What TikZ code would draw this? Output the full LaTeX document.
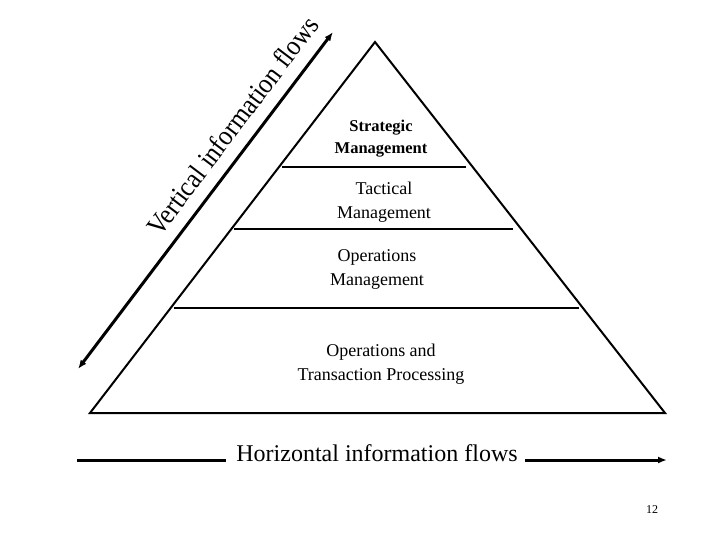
\documentclass[tikz,border=0pt]{standalone}
\usepackage{fontspec}
\setmainfont{Liberation Serif}
\usetikzlibrary{arrows.meta}
\begin{document}
\begin{tikzpicture}[x=1pt,y=-1pt,
  layer/.style={draw=black,line width=2pt},
  flow/.style={line width=3pt},
  lbl/.style={align=center,inner sep=0pt,font=\fontsize{18}{24}\selectfont},
  tip/.style={-{Latex[length=9pt,width=7pt]}}]
\useasboundingbox (0,0) rectangle (720,540);
% pyramid
\coordinate (apex) at (375,42);
\coordinate (bl) at (90,413);
\coordinate (br) at (665,413);
\draw[layer,line join=miter] (apex) -- (bl) -- (br) -- cycle;
\coordinate (d1l) at (282,167); \coordinate (d1r) at (466,167);
\coordinate (d2l) at (234,229); \coordinate (d2r) at (513,229);
\coordinate (d3l) at (174,308); \coordinate (d3r) at (579,308);
\draw[layer] (d1l) -- (d1r);
\draw[layer] (d2l) -- (d2r);
\draw[layer] (d3l) -- (d3r);
% labels
\node[lbl,font=\bfseries\fontsize{16.5}{22}\selectfont] (s) at (381,139) {Strategic\\Management};
\node[lbl] (t) at (384,202) {Tactical\\Management};
\node[lbl] (o) at (377,269) {Operations\\Management};
\node[lbl] (p) at (381,364) {Operations and\\Transaction Processing};
% vertical arrow
\coordinate (va) at (78,369);
\coordinate (vb) at (333,32);
\draw[flow,{Latex[length=9pt,width=7pt]}-{Latex[length=9pt,width=7pt]}] (va) -- node[pos=0.68,sloped,above=14pt,anchor=base,inner sep=0pt,xscale=0.9,font=\fontsize{28}{30}\selectfont] (vt) {Vertical information flows} (vb);
% horizontal arrow
\node[inner sep=0pt,anchor=base,font=\fontsize{24}{28}\selectfont] (h) at (377,461) {Horizontal information flows};
\coordinate (hl) at (77,460);
\coordinate (hl2) at (226,460);
\coordinate (hr1) at (525,460);
\coordinate (hr) at (667,460);
\draw[flow] (hl) -- (hl2);
\draw[flow,tip] (hr1) -- (hr);
% page number
\node[inner sep=0pt,font=\fontsize{12}{14}\selectfont] (n) at (652,510) {12};
\end{tikzpicture}
\end{document}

++++++++++

WHAT IS BEING ASKED
Transcribe the listing above verbatim. Omit the pictures.

THE COMPLETED TASK
What TikZ code would draw this? Output the full LaTeX document.
\documentclass[tikz,border=0pt]{standalone}
\usepackage{fontspec}
\setmainfont{Liberation Serif}
\usetikzlibrary{arrows.meta}
\begin{document}
\begin{tikzpicture}[x=1pt,y=-1pt,
  layer/.style={draw=black,line width=2pt},
  flow/.style={line width=3pt},
  lbl/.style={align=center,inner sep=0pt,font=\fontsize{18}{24}\selectfont},
  tip/.style={-{Latex[length=9pt,width=7pt]}}]
\useasboundingbox (0,0) rectangle (720,540);
% pyramid
\coordinate (apex) at (375,42);
\coordinate (bl) at (90,413);
\coordinate (br) at (665,413);
\draw[layer,line join=miter] (apex) -- (bl) -- (br) -- cycle;
\coordinate (d1l) at (282,167); \coordinate (d1r) at (466,167);
\coordinate (d2l) at (234,229); \coordinate (d2r) at (513,229);
\coordinate (d3l) at (174,308); \coordinate (d3r) at (579,308);
\draw[layer] (d1l) -- (d1r);
\draw[layer] (d2l) -- (d2r);
\draw[layer] (d3l) -- (d3r);
% labels
\node[lbl,font=\bfseries\fontsize{16.5}{22}\selectfont] (s) at (381,139) {Strategic\\Management};
\node[lbl] (t) at (384,202) {Tactical\\Management};
\node[lbl] (o) at (377,269) {Operations\\Management};
\node[lbl] (p) at (381,364) {Operations and\\Transaction Processing};
% vertical arrow
\coordinate (va) at (78,369);
\coordinate (vb) at (333,32);
\draw[flow,{Latex[length=9pt,width=7pt]}-{Latex[length=9pt,width=7pt]}] (va) -- node[pos=0.68,sloped,above=14pt,anchor=base,inner sep=0pt,xscale=0.9,font=\fontsize{28}{30}\selectfont] (vt) {Vertical information flows} (vb);
% horizontal arrow
\node[inner sep=0pt,anchor=base,font=\fontsize{24}{28}\selectfont] (h) at (377,461) {Horizontal information flows};
\coordinate (hl) at (77,460);
\coordinate (hl2) at (226,460);
\coordinate (hr1) at (525,460);
\coordinate (hr) at (667,460);
\draw[flow] (hl) -- (hl2);
\draw[flow,tip] (hr1) -- (hr);
% page number
\node[inner sep=0pt,font=\fontsize{12}{14}\selectfont] (n) at (652,510) {12};
\end{tikzpicture}
\end{document}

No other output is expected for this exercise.